_Do this_
Set the lines down again exactly, first line through the line that contains "y_ticks = [0.44, 0.48, 0.52, 0.56, 0.60, 0.64, 0.68, 0.72, 0.76]", with no pictures.

++++ Collected material

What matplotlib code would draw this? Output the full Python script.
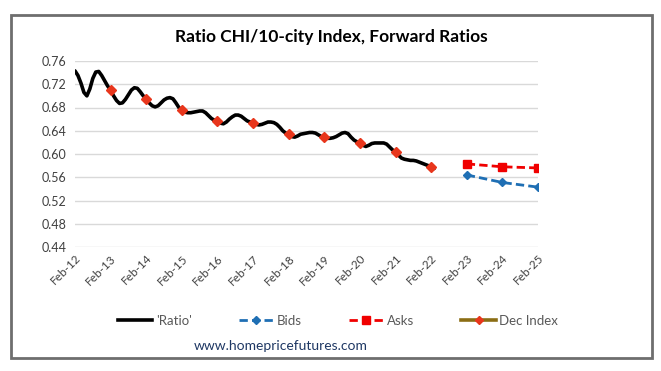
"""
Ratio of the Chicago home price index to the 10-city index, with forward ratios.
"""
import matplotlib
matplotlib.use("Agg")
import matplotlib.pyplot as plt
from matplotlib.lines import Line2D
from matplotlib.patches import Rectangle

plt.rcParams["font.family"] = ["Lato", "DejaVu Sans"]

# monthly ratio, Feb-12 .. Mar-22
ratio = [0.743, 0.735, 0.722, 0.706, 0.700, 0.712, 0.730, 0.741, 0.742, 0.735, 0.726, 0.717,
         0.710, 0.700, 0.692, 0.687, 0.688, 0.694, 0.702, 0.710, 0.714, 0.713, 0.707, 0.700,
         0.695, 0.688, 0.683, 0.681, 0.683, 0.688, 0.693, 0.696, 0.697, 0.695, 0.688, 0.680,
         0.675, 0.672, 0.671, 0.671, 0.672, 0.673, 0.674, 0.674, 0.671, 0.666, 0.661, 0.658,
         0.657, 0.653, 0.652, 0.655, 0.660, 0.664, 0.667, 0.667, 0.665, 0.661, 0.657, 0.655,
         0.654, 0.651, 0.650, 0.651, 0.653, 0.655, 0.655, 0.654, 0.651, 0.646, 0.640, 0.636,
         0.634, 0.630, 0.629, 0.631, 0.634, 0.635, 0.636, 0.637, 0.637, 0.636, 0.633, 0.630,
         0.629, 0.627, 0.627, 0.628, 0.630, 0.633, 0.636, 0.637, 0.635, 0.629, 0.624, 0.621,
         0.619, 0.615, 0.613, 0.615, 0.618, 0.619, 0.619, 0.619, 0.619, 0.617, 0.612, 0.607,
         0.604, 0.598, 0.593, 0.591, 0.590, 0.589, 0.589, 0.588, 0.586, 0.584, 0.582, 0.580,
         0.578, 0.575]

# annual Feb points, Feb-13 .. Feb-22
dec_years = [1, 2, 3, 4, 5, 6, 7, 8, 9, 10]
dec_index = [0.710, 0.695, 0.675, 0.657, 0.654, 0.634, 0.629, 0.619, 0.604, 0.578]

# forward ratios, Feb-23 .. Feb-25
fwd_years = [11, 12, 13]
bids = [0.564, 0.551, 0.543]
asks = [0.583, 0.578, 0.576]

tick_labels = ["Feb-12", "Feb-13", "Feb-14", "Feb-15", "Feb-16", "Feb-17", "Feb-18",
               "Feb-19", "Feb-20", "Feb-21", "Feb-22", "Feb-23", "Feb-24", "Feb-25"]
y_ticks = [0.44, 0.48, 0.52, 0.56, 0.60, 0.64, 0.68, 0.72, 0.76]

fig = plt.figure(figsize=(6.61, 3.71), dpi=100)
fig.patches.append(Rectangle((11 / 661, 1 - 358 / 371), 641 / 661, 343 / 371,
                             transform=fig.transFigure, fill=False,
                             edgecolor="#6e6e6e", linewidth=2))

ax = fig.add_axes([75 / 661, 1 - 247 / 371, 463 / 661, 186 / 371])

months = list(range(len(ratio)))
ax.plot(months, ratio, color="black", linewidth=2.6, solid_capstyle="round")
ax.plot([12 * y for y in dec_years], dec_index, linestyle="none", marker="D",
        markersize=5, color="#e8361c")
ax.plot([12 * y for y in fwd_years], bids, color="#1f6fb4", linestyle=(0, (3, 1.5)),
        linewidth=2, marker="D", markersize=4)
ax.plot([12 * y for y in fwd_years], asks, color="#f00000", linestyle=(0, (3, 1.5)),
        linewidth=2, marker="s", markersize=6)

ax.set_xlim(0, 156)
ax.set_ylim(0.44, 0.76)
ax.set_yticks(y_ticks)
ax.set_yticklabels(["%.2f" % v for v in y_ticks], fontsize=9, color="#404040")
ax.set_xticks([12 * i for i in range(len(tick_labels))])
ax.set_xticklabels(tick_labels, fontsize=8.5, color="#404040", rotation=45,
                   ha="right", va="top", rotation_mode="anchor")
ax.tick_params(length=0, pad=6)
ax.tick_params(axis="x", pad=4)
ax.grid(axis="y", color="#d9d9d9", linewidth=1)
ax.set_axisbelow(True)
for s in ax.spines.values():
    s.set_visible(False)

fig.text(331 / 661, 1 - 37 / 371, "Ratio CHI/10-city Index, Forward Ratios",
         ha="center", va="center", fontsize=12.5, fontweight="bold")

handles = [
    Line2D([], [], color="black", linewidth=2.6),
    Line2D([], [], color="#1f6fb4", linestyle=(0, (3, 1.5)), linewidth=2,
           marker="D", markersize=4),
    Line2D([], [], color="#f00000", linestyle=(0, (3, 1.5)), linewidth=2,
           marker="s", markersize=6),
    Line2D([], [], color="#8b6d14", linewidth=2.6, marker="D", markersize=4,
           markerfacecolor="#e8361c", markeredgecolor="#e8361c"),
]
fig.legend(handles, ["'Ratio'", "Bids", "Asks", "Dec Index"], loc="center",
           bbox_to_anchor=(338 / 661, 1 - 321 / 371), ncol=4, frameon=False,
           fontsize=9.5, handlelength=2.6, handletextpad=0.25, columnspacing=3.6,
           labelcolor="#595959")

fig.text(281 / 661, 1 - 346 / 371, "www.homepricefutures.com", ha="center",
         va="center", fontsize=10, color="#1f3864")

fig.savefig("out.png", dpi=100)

++++++++

_The result_
What matplotlib code would draw this? Output the full Python script.
"""
Ratio of the Chicago home price index to the 10-city index, with forward ratios.
"""
import matplotlib
matplotlib.use("Agg")
import matplotlib.pyplot as plt
from matplotlib.lines import Line2D
from matplotlib.patches import Rectangle

plt.rcParams["font.family"] = ["Lato", "DejaVu Sans"]

# monthly ratio, Feb-12 .. Mar-22
ratio = [0.743, 0.735, 0.722, 0.706, 0.700, 0.712, 0.730, 0.741, 0.742, 0.735, 0.726, 0.717,
         0.710, 0.700, 0.692, 0.687, 0.688, 0.694, 0.702, 0.710, 0.714, 0.713, 0.707, 0.700,
         0.695, 0.688, 0.683, 0.681, 0.683, 0.688, 0.693, 0.696, 0.697, 0.695, 0.688, 0.680,
         0.675, 0.672, 0.671, 0.671, 0.672, 0.673, 0.674, 0.674, 0.671, 0.666, 0.661, 0.658,
         0.657, 0.653, 0.652, 0.655, 0.660, 0.664, 0.667, 0.667, 0.665, 0.661, 0.657, 0.655,
         0.654, 0.651, 0.650, 0.651, 0.653, 0.655, 0.655, 0.654, 0.651, 0.646, 0.640, 0.636,
         0.634, 0.630, 0.629, 0.631, 0.634, 0.635, 0.636, 0.637, 0.637, 0.636, 0.633, 0.630,
         0.629, 0.627, 0.627, 0.628, 0.630, 0.633, 0.636, 0.637, 0.635, 0.629, 0.624, 0.621,
         0.619, 0.615, 0.613, 0.615, 0.618, 0.619, 0.619, 0.619, 0.619, 0.617, 0.612, 0.607,
         0.604, 0.598, 0.593, 0.591, 0.590, 0.589, 0.589, 0.588, 0.586, 0.584, 0.582, 0.580,
         0.578, 0.575]

# annual Feb points, Feb-13 .. Feb-22
dec_years = [1, 2, 3, 4, 5, 6, 7, 8, 9, 10]
dec_index = [0.710, 0.695, 0.675, 0.657, 0.654, 0.634, 0.629, 0.619, 0.604, 0.578]

# forward ratios, Feb-23 .. Feb-25
fwd_years = [11, 12, 13]
bids = [0.564, 0.551, 0.543]
asks = [0.583, 0.578, 0.576]

tick_labels = ["Feb-12", "Feb-13", "Feb-14", "Feb-15", "Feb-16", "Feb-17", "Feb-18",
               "Feb-19", "Feb-20", "Feb-21", "Feb-22", "Feb-23", "Feb-24", "Feb-25"]
y_ticks = [0.44, 0.48, 0.52, 0.56, 0.60, 0.64, 0.68, 0.72, 0.76]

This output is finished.